# Written instruction
Search the data below for the word "matplotlib" and copy each line that holds it.

# Information supplied
** START **
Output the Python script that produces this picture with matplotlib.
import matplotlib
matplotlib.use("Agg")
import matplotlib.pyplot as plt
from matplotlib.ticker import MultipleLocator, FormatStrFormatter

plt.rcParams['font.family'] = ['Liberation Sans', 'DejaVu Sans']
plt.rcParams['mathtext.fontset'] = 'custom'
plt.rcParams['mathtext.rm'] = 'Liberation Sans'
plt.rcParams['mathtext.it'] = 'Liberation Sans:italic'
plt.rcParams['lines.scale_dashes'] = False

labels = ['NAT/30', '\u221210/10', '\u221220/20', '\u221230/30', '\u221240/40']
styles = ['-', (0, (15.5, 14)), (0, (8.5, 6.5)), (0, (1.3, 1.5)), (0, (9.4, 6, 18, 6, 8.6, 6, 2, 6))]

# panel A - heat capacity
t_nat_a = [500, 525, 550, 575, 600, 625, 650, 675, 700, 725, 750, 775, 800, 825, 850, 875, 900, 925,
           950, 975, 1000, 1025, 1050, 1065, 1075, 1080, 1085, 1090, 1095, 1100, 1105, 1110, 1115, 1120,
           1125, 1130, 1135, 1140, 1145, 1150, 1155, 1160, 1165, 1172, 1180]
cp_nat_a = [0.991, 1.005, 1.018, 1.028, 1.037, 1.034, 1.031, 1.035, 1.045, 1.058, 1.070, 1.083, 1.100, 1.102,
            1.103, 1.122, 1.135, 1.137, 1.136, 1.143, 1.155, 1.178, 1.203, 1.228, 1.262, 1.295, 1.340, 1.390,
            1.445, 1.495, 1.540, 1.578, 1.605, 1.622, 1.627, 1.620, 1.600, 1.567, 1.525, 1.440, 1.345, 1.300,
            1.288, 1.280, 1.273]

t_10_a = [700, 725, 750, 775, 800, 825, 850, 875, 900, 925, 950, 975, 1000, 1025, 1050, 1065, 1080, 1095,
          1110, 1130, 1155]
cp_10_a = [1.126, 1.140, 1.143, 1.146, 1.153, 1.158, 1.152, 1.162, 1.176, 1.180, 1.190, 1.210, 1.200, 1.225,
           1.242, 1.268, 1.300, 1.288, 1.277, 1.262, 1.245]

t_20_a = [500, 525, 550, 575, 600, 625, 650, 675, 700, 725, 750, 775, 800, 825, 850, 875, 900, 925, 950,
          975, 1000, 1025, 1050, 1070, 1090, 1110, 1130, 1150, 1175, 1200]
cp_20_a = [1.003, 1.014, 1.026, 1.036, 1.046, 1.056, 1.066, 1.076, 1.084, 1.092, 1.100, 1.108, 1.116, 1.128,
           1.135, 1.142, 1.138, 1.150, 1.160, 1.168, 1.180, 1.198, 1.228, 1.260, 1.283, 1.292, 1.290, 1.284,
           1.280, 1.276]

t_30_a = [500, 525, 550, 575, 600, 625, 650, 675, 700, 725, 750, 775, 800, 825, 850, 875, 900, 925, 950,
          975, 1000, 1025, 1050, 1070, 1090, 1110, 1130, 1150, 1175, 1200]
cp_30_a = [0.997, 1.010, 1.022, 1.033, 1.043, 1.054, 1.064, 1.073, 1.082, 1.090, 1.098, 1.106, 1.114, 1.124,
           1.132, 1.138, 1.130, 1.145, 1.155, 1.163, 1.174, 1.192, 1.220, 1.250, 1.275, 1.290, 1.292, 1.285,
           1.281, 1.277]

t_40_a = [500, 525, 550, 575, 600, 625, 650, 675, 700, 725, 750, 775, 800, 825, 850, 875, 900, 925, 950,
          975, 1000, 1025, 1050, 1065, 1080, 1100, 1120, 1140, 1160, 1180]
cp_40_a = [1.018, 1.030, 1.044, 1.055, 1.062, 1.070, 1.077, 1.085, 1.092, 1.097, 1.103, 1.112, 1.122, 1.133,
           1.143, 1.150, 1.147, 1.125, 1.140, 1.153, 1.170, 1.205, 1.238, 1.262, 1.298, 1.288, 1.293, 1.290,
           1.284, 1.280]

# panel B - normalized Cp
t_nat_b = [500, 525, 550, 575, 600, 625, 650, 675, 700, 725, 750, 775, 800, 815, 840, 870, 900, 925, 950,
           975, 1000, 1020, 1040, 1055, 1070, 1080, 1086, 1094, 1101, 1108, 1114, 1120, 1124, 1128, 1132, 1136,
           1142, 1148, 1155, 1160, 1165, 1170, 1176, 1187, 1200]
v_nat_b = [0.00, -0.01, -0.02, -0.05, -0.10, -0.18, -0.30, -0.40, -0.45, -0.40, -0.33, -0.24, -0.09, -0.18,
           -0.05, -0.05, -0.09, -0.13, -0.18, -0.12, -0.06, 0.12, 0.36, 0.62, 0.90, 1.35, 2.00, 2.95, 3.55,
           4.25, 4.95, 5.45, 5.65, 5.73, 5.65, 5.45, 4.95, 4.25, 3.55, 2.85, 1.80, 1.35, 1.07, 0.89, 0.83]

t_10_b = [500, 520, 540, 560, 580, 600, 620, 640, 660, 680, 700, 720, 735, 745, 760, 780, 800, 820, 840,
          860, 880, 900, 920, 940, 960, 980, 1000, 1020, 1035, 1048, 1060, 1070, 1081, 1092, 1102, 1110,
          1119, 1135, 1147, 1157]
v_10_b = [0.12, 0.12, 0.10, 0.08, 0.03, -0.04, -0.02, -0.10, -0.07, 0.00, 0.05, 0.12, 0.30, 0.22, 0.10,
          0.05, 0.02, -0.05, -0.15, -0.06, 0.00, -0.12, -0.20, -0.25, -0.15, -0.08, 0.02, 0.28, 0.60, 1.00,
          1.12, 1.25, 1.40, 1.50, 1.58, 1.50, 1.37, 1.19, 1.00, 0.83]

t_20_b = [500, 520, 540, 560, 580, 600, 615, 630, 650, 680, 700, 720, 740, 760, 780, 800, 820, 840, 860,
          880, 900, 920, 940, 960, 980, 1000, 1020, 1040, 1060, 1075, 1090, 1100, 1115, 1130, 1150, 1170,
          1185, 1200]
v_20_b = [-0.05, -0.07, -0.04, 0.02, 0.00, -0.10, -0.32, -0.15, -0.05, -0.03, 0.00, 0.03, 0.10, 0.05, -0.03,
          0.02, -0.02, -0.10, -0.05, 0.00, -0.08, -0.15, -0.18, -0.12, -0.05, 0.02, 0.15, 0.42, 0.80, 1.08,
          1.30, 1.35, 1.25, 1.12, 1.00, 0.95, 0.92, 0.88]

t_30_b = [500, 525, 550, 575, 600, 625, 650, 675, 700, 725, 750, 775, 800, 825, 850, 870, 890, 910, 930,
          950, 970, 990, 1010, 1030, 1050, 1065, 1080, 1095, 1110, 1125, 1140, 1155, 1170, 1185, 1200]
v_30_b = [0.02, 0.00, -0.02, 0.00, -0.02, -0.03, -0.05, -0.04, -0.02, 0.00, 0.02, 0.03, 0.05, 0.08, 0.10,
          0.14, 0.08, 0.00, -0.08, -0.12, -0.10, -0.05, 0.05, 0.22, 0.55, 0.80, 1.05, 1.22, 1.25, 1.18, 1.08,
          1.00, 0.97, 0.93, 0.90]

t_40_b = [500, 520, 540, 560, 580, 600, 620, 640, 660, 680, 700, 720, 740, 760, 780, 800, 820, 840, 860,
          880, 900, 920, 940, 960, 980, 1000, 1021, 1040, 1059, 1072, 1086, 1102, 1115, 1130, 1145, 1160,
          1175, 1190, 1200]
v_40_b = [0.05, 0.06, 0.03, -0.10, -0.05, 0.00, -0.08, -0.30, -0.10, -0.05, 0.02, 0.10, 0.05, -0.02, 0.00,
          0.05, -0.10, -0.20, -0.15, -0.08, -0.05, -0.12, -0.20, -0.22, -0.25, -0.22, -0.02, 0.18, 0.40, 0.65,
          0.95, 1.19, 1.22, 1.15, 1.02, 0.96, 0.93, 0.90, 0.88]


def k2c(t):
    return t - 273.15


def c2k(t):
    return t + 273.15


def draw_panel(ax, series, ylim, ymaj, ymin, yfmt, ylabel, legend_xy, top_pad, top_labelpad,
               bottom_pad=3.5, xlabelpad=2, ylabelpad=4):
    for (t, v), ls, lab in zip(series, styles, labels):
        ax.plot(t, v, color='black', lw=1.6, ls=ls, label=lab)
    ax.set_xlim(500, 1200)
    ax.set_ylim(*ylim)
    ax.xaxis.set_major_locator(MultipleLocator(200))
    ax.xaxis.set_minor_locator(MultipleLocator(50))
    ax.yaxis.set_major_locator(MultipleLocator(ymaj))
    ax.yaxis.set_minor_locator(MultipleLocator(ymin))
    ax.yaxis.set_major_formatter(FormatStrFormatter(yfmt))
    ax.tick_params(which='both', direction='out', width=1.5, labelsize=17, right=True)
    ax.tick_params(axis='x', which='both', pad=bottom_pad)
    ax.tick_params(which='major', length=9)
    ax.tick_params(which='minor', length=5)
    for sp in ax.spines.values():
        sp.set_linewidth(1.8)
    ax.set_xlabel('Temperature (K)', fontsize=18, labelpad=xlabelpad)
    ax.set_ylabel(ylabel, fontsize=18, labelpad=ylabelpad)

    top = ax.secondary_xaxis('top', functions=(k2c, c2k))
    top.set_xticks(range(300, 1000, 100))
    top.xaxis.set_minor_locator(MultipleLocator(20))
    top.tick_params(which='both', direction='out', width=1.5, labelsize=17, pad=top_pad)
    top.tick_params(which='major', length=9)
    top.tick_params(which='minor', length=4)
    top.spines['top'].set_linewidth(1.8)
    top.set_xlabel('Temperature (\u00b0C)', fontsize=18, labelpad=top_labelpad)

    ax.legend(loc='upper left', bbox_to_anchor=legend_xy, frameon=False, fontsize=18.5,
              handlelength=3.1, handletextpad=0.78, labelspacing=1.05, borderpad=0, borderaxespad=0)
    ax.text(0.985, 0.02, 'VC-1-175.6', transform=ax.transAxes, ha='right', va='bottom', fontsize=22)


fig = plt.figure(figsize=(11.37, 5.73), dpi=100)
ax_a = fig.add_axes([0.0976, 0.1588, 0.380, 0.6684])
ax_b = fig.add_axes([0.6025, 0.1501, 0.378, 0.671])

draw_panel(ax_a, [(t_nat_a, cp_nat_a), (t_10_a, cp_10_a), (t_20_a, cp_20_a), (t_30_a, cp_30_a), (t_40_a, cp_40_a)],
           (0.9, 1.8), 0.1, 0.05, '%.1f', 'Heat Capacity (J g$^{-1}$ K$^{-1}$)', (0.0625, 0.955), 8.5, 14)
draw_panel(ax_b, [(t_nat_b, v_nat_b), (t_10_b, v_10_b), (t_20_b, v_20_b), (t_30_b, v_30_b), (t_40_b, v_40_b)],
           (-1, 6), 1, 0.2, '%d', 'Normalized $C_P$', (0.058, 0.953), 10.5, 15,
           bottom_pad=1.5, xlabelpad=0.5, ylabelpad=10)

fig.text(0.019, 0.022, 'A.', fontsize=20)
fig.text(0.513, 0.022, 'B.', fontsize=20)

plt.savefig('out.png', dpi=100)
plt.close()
** END **
# Task solution
Output the Python script that produces this picture with matplotlib.
import matplotlib
matplotlib.use("Agg")
import matplotlib.pyplot as plt
from matplotlib.ticker import MultipleLocator, FormatStrFormatter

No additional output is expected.